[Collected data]
┄┄┄┄┄┄

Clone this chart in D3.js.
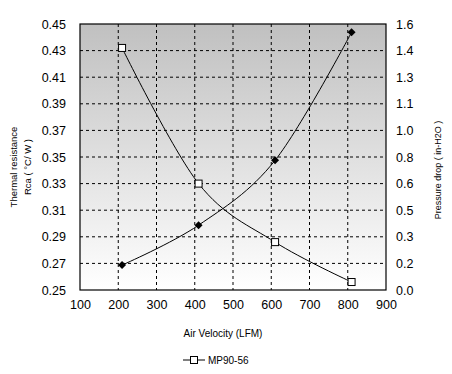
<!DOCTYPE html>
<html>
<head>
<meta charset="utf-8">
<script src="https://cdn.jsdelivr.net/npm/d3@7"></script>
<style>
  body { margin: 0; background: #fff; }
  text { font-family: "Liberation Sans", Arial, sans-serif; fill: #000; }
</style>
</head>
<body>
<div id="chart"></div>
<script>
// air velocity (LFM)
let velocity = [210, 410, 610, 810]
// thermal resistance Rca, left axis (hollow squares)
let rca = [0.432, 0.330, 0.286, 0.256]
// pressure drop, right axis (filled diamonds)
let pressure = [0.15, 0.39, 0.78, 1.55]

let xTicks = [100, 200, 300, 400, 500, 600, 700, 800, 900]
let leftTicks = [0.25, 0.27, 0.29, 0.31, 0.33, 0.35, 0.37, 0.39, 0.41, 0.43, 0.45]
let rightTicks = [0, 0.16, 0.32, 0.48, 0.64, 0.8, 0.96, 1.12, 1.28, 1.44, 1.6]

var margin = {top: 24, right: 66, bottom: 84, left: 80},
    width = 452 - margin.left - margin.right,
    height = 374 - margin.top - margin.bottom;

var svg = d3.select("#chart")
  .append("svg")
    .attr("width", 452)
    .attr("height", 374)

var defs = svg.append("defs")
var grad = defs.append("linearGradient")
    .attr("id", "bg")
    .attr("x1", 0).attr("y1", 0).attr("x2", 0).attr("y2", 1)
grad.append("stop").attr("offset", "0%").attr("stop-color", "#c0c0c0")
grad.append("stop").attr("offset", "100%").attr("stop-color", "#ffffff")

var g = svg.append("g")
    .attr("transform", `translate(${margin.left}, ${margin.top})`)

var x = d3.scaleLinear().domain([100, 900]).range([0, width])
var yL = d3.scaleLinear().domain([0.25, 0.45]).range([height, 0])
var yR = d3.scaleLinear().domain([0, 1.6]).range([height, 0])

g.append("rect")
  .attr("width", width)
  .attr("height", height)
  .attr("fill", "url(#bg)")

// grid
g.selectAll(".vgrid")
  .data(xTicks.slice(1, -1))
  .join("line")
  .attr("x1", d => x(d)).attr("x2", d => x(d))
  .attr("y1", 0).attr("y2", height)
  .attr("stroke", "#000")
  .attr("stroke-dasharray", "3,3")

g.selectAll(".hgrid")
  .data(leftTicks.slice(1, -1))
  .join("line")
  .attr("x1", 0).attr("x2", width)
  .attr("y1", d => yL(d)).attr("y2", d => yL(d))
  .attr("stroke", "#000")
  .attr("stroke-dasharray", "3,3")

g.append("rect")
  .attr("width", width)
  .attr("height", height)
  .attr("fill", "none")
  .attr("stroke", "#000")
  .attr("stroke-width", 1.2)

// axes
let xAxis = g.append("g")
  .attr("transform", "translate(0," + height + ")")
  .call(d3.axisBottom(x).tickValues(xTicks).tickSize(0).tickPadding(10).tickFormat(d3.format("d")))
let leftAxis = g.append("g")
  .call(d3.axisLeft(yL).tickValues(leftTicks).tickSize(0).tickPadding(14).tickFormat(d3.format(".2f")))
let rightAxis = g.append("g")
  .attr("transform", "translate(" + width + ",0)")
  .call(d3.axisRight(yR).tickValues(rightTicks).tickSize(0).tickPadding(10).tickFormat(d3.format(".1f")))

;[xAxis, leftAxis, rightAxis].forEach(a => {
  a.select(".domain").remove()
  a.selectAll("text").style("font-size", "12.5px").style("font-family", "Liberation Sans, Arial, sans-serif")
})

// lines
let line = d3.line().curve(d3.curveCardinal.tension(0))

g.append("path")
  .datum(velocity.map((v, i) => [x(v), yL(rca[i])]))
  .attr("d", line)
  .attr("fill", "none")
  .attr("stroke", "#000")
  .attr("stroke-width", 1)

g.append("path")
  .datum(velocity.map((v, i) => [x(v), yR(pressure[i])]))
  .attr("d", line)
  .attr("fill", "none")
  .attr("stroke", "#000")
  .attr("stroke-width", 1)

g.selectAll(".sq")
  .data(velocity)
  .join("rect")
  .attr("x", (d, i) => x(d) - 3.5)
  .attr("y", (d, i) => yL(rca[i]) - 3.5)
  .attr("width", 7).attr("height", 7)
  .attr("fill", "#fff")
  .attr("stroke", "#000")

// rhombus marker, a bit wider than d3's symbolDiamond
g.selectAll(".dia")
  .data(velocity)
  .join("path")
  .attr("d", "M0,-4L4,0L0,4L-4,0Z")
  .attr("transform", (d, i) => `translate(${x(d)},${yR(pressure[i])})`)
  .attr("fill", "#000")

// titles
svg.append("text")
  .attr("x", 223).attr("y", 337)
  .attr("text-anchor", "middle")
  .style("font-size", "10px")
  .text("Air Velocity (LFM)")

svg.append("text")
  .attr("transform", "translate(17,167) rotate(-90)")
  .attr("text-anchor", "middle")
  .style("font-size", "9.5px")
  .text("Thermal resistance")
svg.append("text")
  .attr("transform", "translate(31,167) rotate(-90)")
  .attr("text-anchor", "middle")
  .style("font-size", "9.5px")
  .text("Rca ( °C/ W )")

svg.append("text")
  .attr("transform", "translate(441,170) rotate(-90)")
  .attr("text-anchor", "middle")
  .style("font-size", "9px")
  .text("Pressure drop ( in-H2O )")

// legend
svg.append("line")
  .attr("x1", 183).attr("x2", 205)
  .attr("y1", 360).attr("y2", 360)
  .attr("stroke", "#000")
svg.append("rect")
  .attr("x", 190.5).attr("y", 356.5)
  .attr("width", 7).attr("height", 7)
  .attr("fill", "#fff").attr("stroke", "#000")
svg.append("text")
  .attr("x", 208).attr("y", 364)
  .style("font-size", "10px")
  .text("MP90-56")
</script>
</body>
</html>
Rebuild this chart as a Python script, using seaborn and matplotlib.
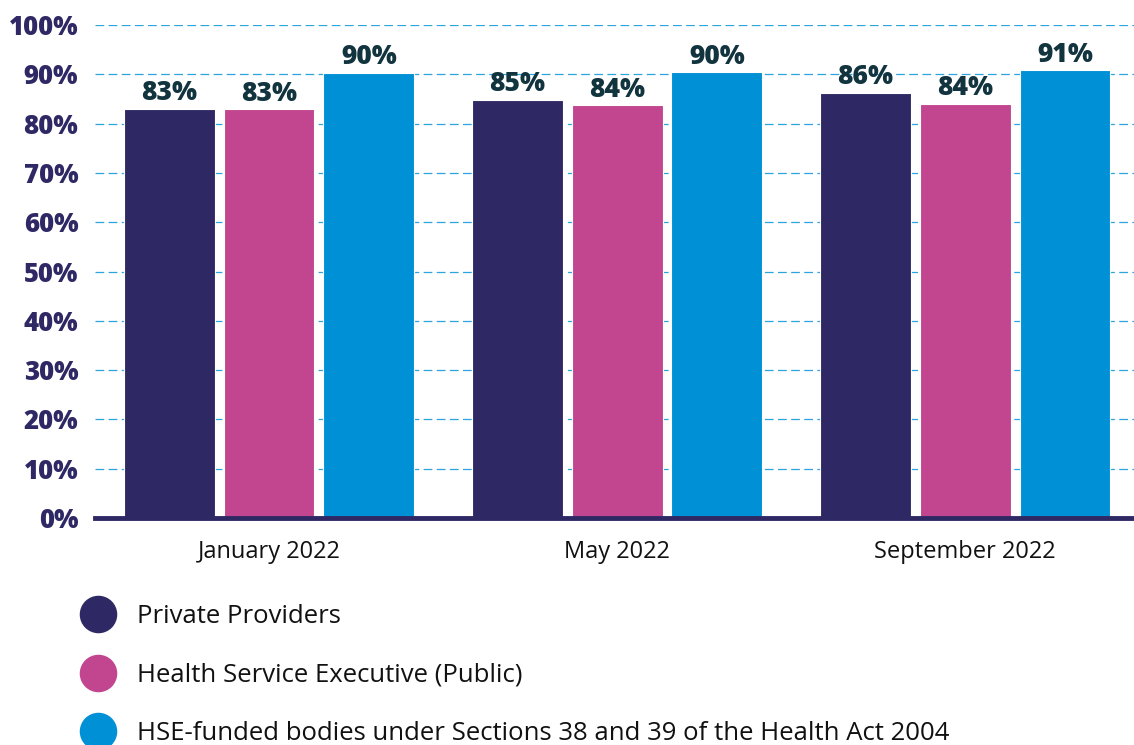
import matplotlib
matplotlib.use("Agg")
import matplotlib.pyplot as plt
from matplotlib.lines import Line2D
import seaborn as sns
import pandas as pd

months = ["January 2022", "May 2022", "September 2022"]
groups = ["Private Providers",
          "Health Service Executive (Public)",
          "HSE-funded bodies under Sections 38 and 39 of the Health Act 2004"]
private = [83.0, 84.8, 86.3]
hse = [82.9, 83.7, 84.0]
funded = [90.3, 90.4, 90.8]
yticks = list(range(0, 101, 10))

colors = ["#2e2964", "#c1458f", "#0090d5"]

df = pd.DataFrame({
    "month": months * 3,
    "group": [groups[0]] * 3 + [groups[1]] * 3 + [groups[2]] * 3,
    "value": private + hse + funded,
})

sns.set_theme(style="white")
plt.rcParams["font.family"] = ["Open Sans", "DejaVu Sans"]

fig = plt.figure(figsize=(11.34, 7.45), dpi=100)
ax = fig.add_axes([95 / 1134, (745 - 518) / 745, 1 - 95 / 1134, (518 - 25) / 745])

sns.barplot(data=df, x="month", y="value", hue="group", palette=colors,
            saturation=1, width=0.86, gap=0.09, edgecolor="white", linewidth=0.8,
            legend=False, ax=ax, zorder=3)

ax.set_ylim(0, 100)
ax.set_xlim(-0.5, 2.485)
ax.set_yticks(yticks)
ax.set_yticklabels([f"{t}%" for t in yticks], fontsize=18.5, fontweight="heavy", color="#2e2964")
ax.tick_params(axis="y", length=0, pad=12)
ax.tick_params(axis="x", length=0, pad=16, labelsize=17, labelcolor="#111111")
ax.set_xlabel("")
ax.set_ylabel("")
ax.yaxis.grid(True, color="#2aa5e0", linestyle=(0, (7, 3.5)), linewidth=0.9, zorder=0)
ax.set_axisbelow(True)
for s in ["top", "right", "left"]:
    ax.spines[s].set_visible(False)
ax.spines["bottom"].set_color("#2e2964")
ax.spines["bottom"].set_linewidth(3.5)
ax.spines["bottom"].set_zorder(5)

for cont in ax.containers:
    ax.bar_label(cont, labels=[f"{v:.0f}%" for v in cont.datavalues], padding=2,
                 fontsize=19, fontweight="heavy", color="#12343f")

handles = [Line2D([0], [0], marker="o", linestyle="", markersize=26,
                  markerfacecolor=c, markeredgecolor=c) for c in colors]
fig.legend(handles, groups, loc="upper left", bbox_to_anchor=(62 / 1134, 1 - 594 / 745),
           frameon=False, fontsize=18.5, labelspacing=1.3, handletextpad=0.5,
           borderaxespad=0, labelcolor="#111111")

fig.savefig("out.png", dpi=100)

┄┄┄┄┄┄

*Instructions for the task*: Work out how many lines of the data above contain the string "this" and give the number alone.

*Written solution*: 2